Of course, when it comes to those Christians who wish to legislate their beliefs and foist them off onto the rest of us, I then become distinctly adversarial; but I’d offer that I am in those cases an enemy not of their God but of His followers.  Ahem.

As far as today’s statement goes, that seems odd too.  Does it mean that their God is an eavesdropper, who sits around listening in on conversations people are having with other gods?  That’s…creepy.  Like if I’m addressing, say, Anubis, there’s Bible!God lurking round in the alley in a trenchcoat, like some X-Files villain, bugging my house and taking his little notes?  To what end?  The sort of things I would take to Anubis would be very different than the things one might take to the Christian God, I’d think.  For one thing, Anubis has a sense of humor. 

The God some people put forth for worship seems like nothing so much as a severely dysfunctional father or abusive husband–demanding, jealous, hypercritical, paranoid, capable of homocidal rages.  Where’s the love?  (Maybe those Phelps people aren’t so far off the mark after all, even if they are utterly batshit crazy and evil.)

From Witchcraft Today:

It is believed by witches that by acting a part you really take on the nature of the thing you imitate. This is really the basis of the cave-man’s magic. By making the clay image of the animal you wish to kill, and by knowing its name, you establish a link between them, so that when he stuck spears into it it gave power to kill it when he hunted it.  

That these beliefs may seem rather like children’s games to some does not alter the fact that primitive men do behave like this, and so do witches. By acting the part of the goddess the priestess is thought to be in communion with her; so the priest, acting as the god, becomes at one with him in his aspect of Death, the Consoler, the Comforter, the bringer of happy after-life and regeneration. The initiate in undergoing the god’s experiences becomes a witch. 

Witches quite realize that this communion does not occur every time one assumes the goddess position, but they very soon realize that by doing so they begin to receive thrills which are apt to grow more and more intense when the trance comes on. They KNOW! It is no use saying: “This is only suggestion, or the subconscious mind.” They reply: “We quite agree; suggestion or the subconscious mind are simply some of the tools which we use to help open the Door.”           

And once you have known the goddess, does anything else really matter? To attain this state there are many roads, and dancing is perhaps the easiest; the calls and the chants help, the attitude of the other members is of the greatest assistance–but the true secret is within oneself, and also to some extent in one’s partner or assistant in the art, and it is not a thing that can be forced. A quiet knowledge that you will do it, and a steady and regular performance of the rites, are all that is really necessary, although other things help. Short cuts are useful, but you must use them carefully as they are apt to lead you astray and to involve more work in the end.

You must first believe it is possible; then, use the method, or preferably a combination of the various methods that may be used together. When you have once attained the ecstasy you know that it exists and may be attained again. You must banish all feelings of can’t, fix in your mind: “I can and will.”

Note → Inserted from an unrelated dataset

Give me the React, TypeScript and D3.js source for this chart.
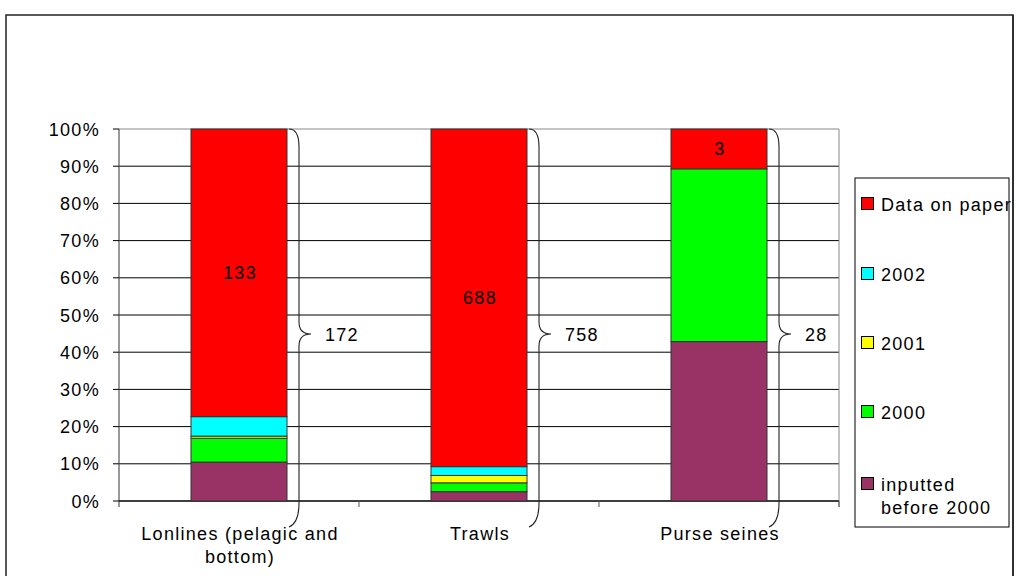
import React from "react";
import * as d3 from "d3";

const categories = ["Lonlines (pelagic and bottom)", "Trawls", "Purse seines"];
const categoryLines = [["Lonlines (pelagic and", "bottom)"], ["Trawls"], ["Purse seines"]];
const seriesNames = ["inputted before 2000", "2000", "2001", "2002", "Data on paper"];
const seriesColors = ["#993366", "#00FF00", "#FFFF00", "#00FFFF", "#FF0000"];
// counts per category, in series order
const inputtedBefore2000 = [18, 19, 12];
const year2000 = [11, 18, 13];
const year2001 = [1, 15, 0];
const year2002 = [9, 18, 0];
const dataOnPaper = [133, 688, 3];
const totals = [172, 758, 28];
const yTicks = [0, 0.1, 0.2, 0.3, 0.4, 0.5, 0.6, 0.7, 0.8, 0.9, 1];

const FONT = "'Liberation Sans', Arial, sans-serif";

export default function App() {
  const left = 119, right = 839, top = 129, bottom = 501;
  const x = d3.scaleBand<string>().domain(categories).range([left, right]).paddingInner(0.6).paddingOuter(0.3);
  const y = d3.scaleLinear().domain([0, 1]).range([bottom, top]);
  const rows = categories.map((c, i) => ({
    cat: c,
    s0: inputtedBefore2000[i],
    s1: year2000[i],
    s2: year2001[i],
    s3: year2002[i],
    s4: dataOnPaper[i],
  }));
  const stack = d3.stack<any>().keys(["s0", "s1", "s2", "s3", "s4"]).offset(d3.stackOffsetExpand);
  const layers = stack(rows);
  const step = (right - left) / categories.length;
  const fmt = d3.format(".0%");
  const textStyle: React.CSSProperties = { fontFamily: FONT, fontSize: 18, letterSpacing: 1.3 };

  const legendY = [484, 412, 343, 274, 204];

  return (
    <svg width={1018} height={576} style={{ position: "absolute", left: 0, top: 0, background: "#fff" }}>
      <rect x={0} y={0} width={1018} height={576} fill="#fff" />
      {/* outer frame */}
      <path d={`M6,580 L6,15 L1013,15 L1013,580`} fill="none" stroke="#222" strokeWidth={1.5} />
      {/* gridlines */}
      {yTicks.map((t) => (
        <line key={t} x1={left} x2={right} y1={y(t)} y2={y(t)} stroke={t === 1 ? "#888" : "#000"} strokeWidth={1} />
      ))}
      {/* plot area right border */}
      <line x1={right} x2={right} y1={top} y2={bottom + 6} stroke="#888" strokeWidth={1} />
      {/* y axis */}
      <line x1={left} x2={left} y1={top} y2={bottom + 6} stroke="#555" strokeWidth={1.2} />
      {yTicks.map((t) => (
        <g key={"yt" + t}>
          <line x1={left - 6} x2={left} y1={y(t)} y2={y(t)} stroke="#000" />
          <text x={100} y={y(t) + 6.5} textAnchor="end" style={textStyle} fill="#000">
            {fmt(t)}
          </text>
        </g>
      ))}
      {/* x axis */}
      <line x1={left} x2={right} y1={bottom} y2={bottom} stroke="#000" strokeWidth={1.2} />
      {categories.map((c, i) => (
        <line key={"xt" + i} x1={left + step * (i + 1)} x2={left + step * (i + 1)} y1={bottom} y2={bottom + 6} stroke="#555" />
      ))}
      {/* bars */}
      {layers.map((layer, li) => (
        <g key={li}>
          {layer.map((d, i) => {
            const h = y(d[0]) - y(d[1]);
            if (h <= 0) return null;
            return (
              <rect
                key={i}
                x={x(categories[i])!}
                width={x.bandwidth()}
                y={y(d[1])}
                height={h}
                fill={seriesColors[li]}
                stroke="#333"
                strokeWidth={1}
              />
            );
          })}
        </g>
      ))}
      {/* data labels on paper */}
      {layers[4].map((d, i) => (
        <text
          key={"dl" + i}
          x={x(categories[i])! + x.bandwidth() / 2 + 1}
          y={(y(d[0]) + y(d[1])) / 2 + 6.5}
          textAnchor="middle"
          style={textStyle}
          fill="#000"
        >
          {dataOnPaper[i]}
        </text>
      ))}
      {/* braces with totals */}
      {categories.map((c, i) => {
        const xr = x(c)! + x.bandwidth();
        const t0 = top;
        const b0 = 527;
        const tip = 334;
        const v = xr + 12;
        const d = `M${xr + 2},${t0} Q${v},${t0} ${v},${t0 + 18} L${v},${tip - 12} Q${v},${tip} ${xr + 24},${tip} Q${v},${tip} ${v},${tip + 12} L${v},${b0 - 24} Q${v},${b0 - 4} ${xr + 2},${b0}`;
        return (
          <g key={"br" + i}>
            <path d={d} fill="none" stroke="#222" strokeWidth={1.1} />
            <text x={xr + 38} y={tip + 6.5} style={textStyle} fill="#000">
              {totals[i]}
            </text>
          </g>
        );
      })}
      {/* category labels */}
      {categoryLines.map((lines, i) => (
        <text key={"cl" + i} textAnchor="middle" style={textStyle} fill="#000">
          {lines.map((ln, j) => (
            <tspan key={j} x={x(categories[i])! + x.bandwidth() / 2 + 1} y={540 + j * 23}>
              {ln}
            </tspan>
          ))}
        </text>
      ))}
      {/* legend */}
      <rect x={855} y={178} width={154} height={349} fill="#fff" stroke="#000" strokeWidth={1} />
      {seriesNames.map((s, i) => {
        const cy = legendY[i];
        const lines = i === 0 ? ["inputted", "before 2000"] : [s];
        return (
          <g key={"lg" + i}>
            <rect x={861.5} y={cy - 6.5} width={12} height={12} fill={seriesColors[i]} stroke="#000" strokeWidth={1} />
            <text style={textStyle} fill="#000">
              {lines.map((ln, j) => (
                <tspan key={j} x={881} y={cy + 6.5 + j * 23}>
                  {ln}
                </tspan>
              ))}
            </text>
          </g>
        );
      })}
      {/* frame right edge redrawn over legend text */}
      <line x1={1013} x2={1013} y1={15} y2={580} stroke="#222" strokeWidth={1.5} />
    </svg>
  );
}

There are a number of spiritual powers which many people do not recognize as such, e.g. the various forms of inspiration, music and poetry, clairvoyance and magical awareness; but the greatest of all these is love. All these aids should be employed under instruction, as there are difficulties and dangers in their undiscriminating use.

Emphasis mine.  Now, let’s discuss.

I’ve been very outspoken in my criticism of what I consider to be the rampant misuse of invocative trance, and the dangers of invocation as spectator sport; and those criticisms stand, because I still think they are valid.  However, I think I’ve not been clear in presenting my own perceptions, at least as they exist at this point in time.  For the record, here they are:

I do believe in the experience of communion with the divine.  I also believe that experience is extremely subjective and individualized.  I believe there are people who absolutely believe themselves thoroughly possessed by their gods; I also believe there are people who are 100 percent bald-faced liars.  I believe I have met both!  I believe I have experienced such communion, and will do so again.  In the course of conducting such rites, I have at times felt very much different, changed, altered, somehow connected to something beyond myself.  Still fully present, and fully me, but also more than just me.  If that makes any sense; and unless you’ve experienced it yourself, it probably won’t.

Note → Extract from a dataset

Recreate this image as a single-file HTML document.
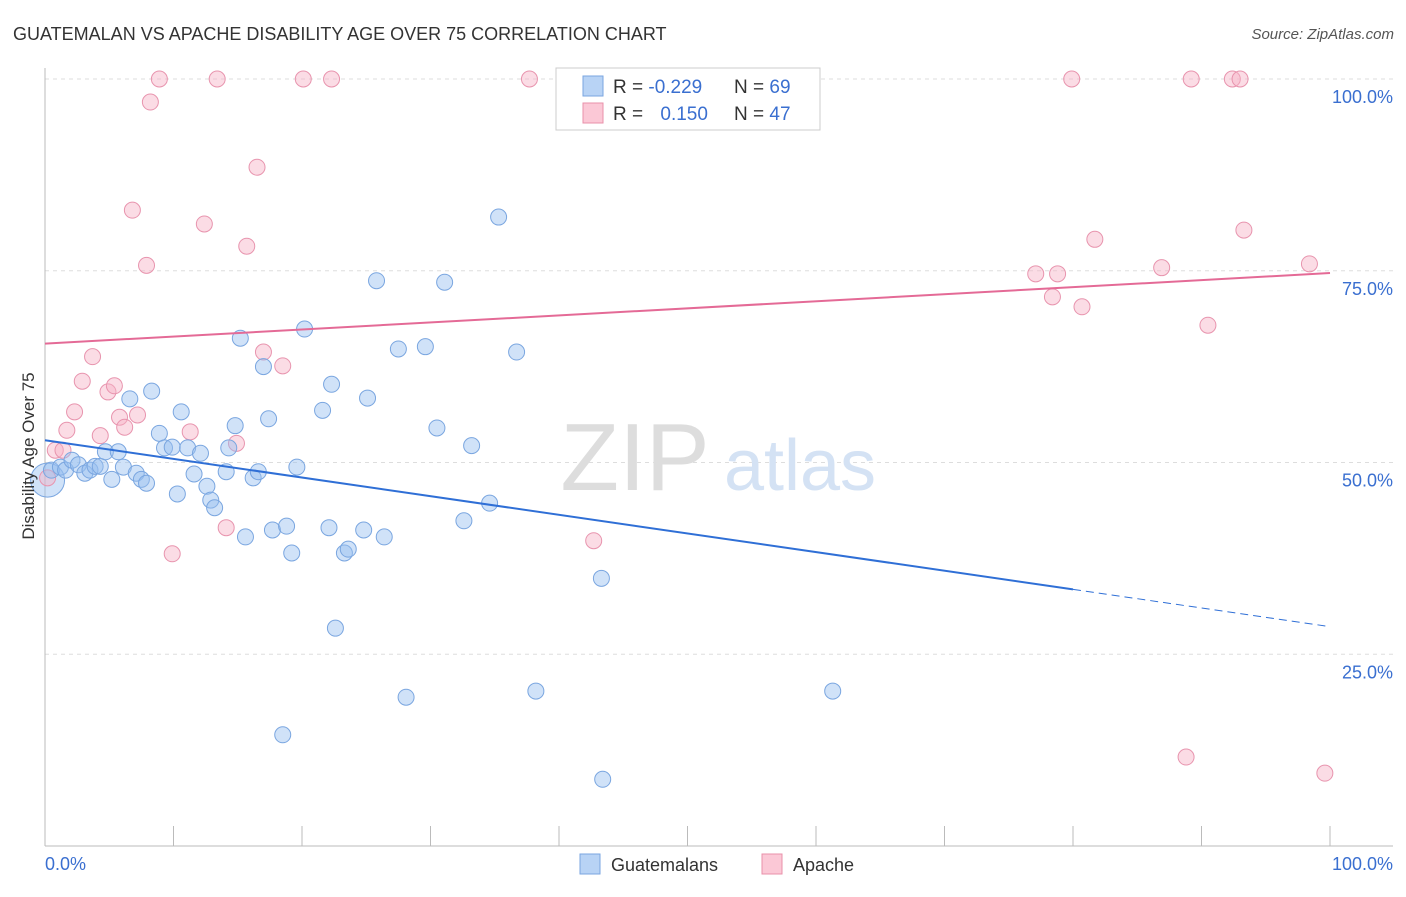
<!DOCTYPE html>
<html><head><meta charset="utf-8">
<style>
body{margin:0;background:#fff;font-family:"Liberation Sans",sans-serif;}
svg text{font-family:"Liberation Sans",sans-serif;}
</style></head>
<body>
<svg id="chart" width="1406" height="892" viewBox="0 0 1406 892" xmlns="http://www.w3.org/2000/svg">
<text x="13" y="40" font-size="18" fill="#333">GUATEMALAN VS APACHE DISABILITY AGE OVER 75 CORRELATION CHART</text>
<text x="1394" y="39" font-size="15" fill="#555" text-anchor="end" font-style="italic">Source: ZipAtlas.com</text>
<g id="grid"></g>
<g>
<text x="635" y="490" font-size="96" font-family="Liberation Serif" fill="#ddd" text-anchor="middle">ZIP</text>
<text x="800" y="490" font-size="72" fill="#d4e2f4" text-anchor="middle">atlas</text>
</g>
<g id="axes"></g>
<g id="marks"></g>
<g id="trends"></g>
<text transform="translate(34,456) rotate(-90)" font-size="17" fill="#333" text-anchor="middle">Disability Age Over 75</text>
<g>
<rect x="556" y="68" width="264" height="62" fill="#fff" stroke="#ccc"/>
<rect x="583" y="76" width="20" height="20" fill="#b8d3f5" stroke="#7aa6e0"/>
<rect x="583" y="103" width="20" height="20" fill="#fbc8d6" stroke="#e890aa"/>
<text x="613" y="93" font-size="19" fill="#333">R = <tspan fill="#3a6fd0">-0.229</tspan></text>
<text x="734" y="93" font-size="19" fill="#333">N = <tspan fill="#3a6fd0">69</tspan></text>
<text x="613" y="120" font-size="19" fill="#333">R = <tspan fill="#3a6fd0" dx="12">0.150</tspan></text>
<text x="734" y="120" font-size="19" fill="#333">N = <tspan fill="#3a6fd0">47</tspan></text>
</g>
<g>
<rect x="580" y="854" width="20" height="20" fill="#b8d3f5" stroke="#7aa6e0"/>
<text x="611" y="871" font-size="18" fill="#333">Guatemalans</text>
<rect x="762" y="854" width="20" height="20" fill="#fbc8d6" stroke="#e890aa"/>
<text x="793" y="871" font-size="18" fill="#333">Apache</text>
</g>
</svg>
<script>
const yTicks=[25,50,75,100];
const yTickLabels=["25.0%","50.0%","75.0%","100.0%"];
const xTicks=[0,10,20,30,40,50,60,70,80,90,100];
const blueX=[0.5,1.2,1.6,2.1,2.6,3.1,3.5,3.9,4.3,4.7,5.2,5.7,6.1,6.6,7.1,7.5,7.9,8.3,8.9,9.3,9.9,10.3,10.6,11.1,11.6,12.1,12.6,12.9,13.2,14.1,14.3,14.8,15.2,15.6,16.2,16.6,17.0,17.4,17.7,18.8,18.5,19.2,19.6,20.2,21.6,22.1,22.3,22.6,23.3,23.6,24.8,25.1,25.8,26.4,27.5,28.1,29.6,30.5,31.1,32.6,33.2,34.6,35.3,36.7,38.2,43.3,43.4,61.3];
const blueY=[49.0,49.4,49.0,50.3,49.7,48.6,49.0,49.5,49.5,51.4,47.8,51.4,49.4,58.3,48.6,47.8,47.3,59.3,53.8,51.9,52.0,45.9,56.6,51.9,48.5,51.2,46.9,45.1,44.1,48.8,51.9,54.8,66.2,40.3,48.0,48.8,62.5,55.7,41.2,41.7,14.5,38.2,49.4,67.4,56.8,41.5,60.2,28.4,38.2,38.7,41.2,58.4,73.7,40.3,64.8,19.4,65.1,54.5,73.5,42.4,52.2,44.7,82.0,64.4,20.2,34.9,8.7,20.2];
const blueBig=[0.2,47.7];
const pinkX=[0.2,0.8,1.4,1.7,2.3,2.9,3.7,4.3,4.9,5.4,5.8,6.2,6.8,7.2,7.9,8.2,8.9,9.9,11.3,12.4,13.4,14.1,14.9,15.7,16.5,17.0,18.5,20.1,22.3,37.7,42.7,77.1,78.4,78.8,79.9,80.7,81.7,86.9,88.8,89.2,90.5,92.4,93.0,93.3,98.4,99.6];
const pinkY=[48.0,51.6,51.6,54.2,56.6,60.6,63.8,53.5,59.2,60.0,55.9,54.6,82.9,56.2,75.7,97.0,100,38.1,54.0,81.1,100,41.5,52.5,78.2,88.5,64.4,62.6,100,100,100,39.8,74.6,71.6,74.6,100,70.3,79.1,75.4,11.6,100,67.9,100,100,80.3,75.9,9.5];
const blueTrend=[52.9,28.6];
const pinkTrend=[65.5,74.7];
const blueSolidEnd=80;

const NS="http://www.w3.org/2000/svg";
const X=v=>45+v*12.85;
const Y=v=>846-v*7.67;
function mk(tag,attrs,parent){const e=document.createElementNS(NS,tag);for(const k in attrs)e.setAttribute(k,attrs[k]);document.getElementById(parent).appendChild(e);return e;}
yTicks.forEach((t,i)=>{
 const l=mk('line',{x1:45,x2:1393,y1:Y(t),y2:Y(t),stroke:'#ddd','stroke-dasharray':'4,4'},'grid');
 
 
 const tx=mk('text',{x:1393,y:Y(t)+24,'font-size':18,fill:'#3a6fd0','text-anchor':'end'},'axes');
 tx.textContent=yTickLabels[i];
 
 
});
const ax=mk('line',{x1:45,x2:45,y1:68,y2:846,stroke:'#bbb'},'axes');


const bx=mk('line',{x1:45,x2:1393,y1:846,y2:846,stroke:'#bbb'},'axes');


xTicks.forEach(t=>{
 const l=mk('line',{x1:X(t),x2:X(t),y1:826,y2:846,stroke:'#bbb'},'axes');
 
 
});
[[0,'0.0%','start',45],[100,'100.0%','end',1393]].forEach(a=>{
 const tx=mk('text',{x:a[3],y:870,'font-size':18,fill:'#3a6fd0','text-anchor':a[2]},'axes');
 tx.textContent=a[1];
 
 
});
const bb=mk('circle',{cx:X(blueBig[0]),cy:Y(blueBig[1]),r:17,fill:'rgba(150,190,240,0.45)',stroke:'#7aa6e0','stroke-width':1},'marks');


pinkX.forEach((v,i)=>{
 const c=mk('circle',{cx:X(v),cy:Y(pinkY[i]),r:8,fill:'rgba(246,178,198,0.45)',stroke:'#e894ae','stroke-width':1},'marks');
 
 
});
blueX.forEach((v,i)=>{
 const c=mk('circle',{cx:X(v),cy:Y(blueY[i]),r:8,fill:'rgba(150,190,240,0.45)',stroke:'#7aa6e0','stroke-width':1},'marks');
 
 
});
const by=x=>blueTrend[0]+(blueTrend[1]-blueTrend[0])*x/100;
const t1=mk('line',{x1:X(0),y1:Y(by(0)),x2:X(blueSolidEnd),y2:Y(by(blueSolidEnd)),stroke:'#2f6fd6','stroke-width':2},'trends');


const t2=mk('line',{x1:X(blueSolidEnd),y1:Y(by(blueSolidEnd)),x2:X(100),y2:Y(by(100)),stroke:'#2f6fd6','stroke-width':1,'stroke-dasharray':'8,5'},'trends');


const t3=mk('line',{x1:X(0),y1:Y(pinkTrend[0]),x2:X(100),y2:Y(pinkTrend[1]),stroke:'#e46a96','stroke-width':2},'trends');


</script>
</body></html>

All right?  All right.  Now let’s look at what Gardner said, because once I dug the quote back up and read through it, I thought “Oh, duh.  That’s how I see it, too!”  He puts it quite simply and thoroughly, I think; there’s a nice plain logic to it that doesn’t require extreme suspension of disbelief or outright abdication of higher brain function.  By acting like a thing, you take on some of its characteristics.  It doesn’t work every time, and it’s not an automatic flick-of-a-switch thing.  Sometimes you feel it and sometimes you don’t.  You don’t utterly become something else; you don’t cease to be yourself.  And it’s not a thing reserved only for the most pure and worthy vessel–anyone feeding you that line should be instantly dismissed as the bullshitter they most certainly are–that gnosis is open to anyone, and is attainable by the methods GBG indicates.  It’s not rocket science, and it’s not a bunch of incomprehensible woo.  Just another technique, whereby one can come to a more intimate knowledge and understanding of the divine.  I still twitch about doing it as performance art, and so I endeavor to make it very clear to others just what it is I’m doing or not doing, what my perceptions are, all the while–I hope!–also making it clear that there is room for their own personal interpretations of what’s happening, and that they may not necessarily jibe completely with my own.  That’s the beauty and the frustration of working in the realm of the subjective: you never know exactly what part of the elephant another person has a grip on.  Acknowledging the elephant as being many-faceted is important; but the most important thing is that everyone be able to acknowledge the elephant itself.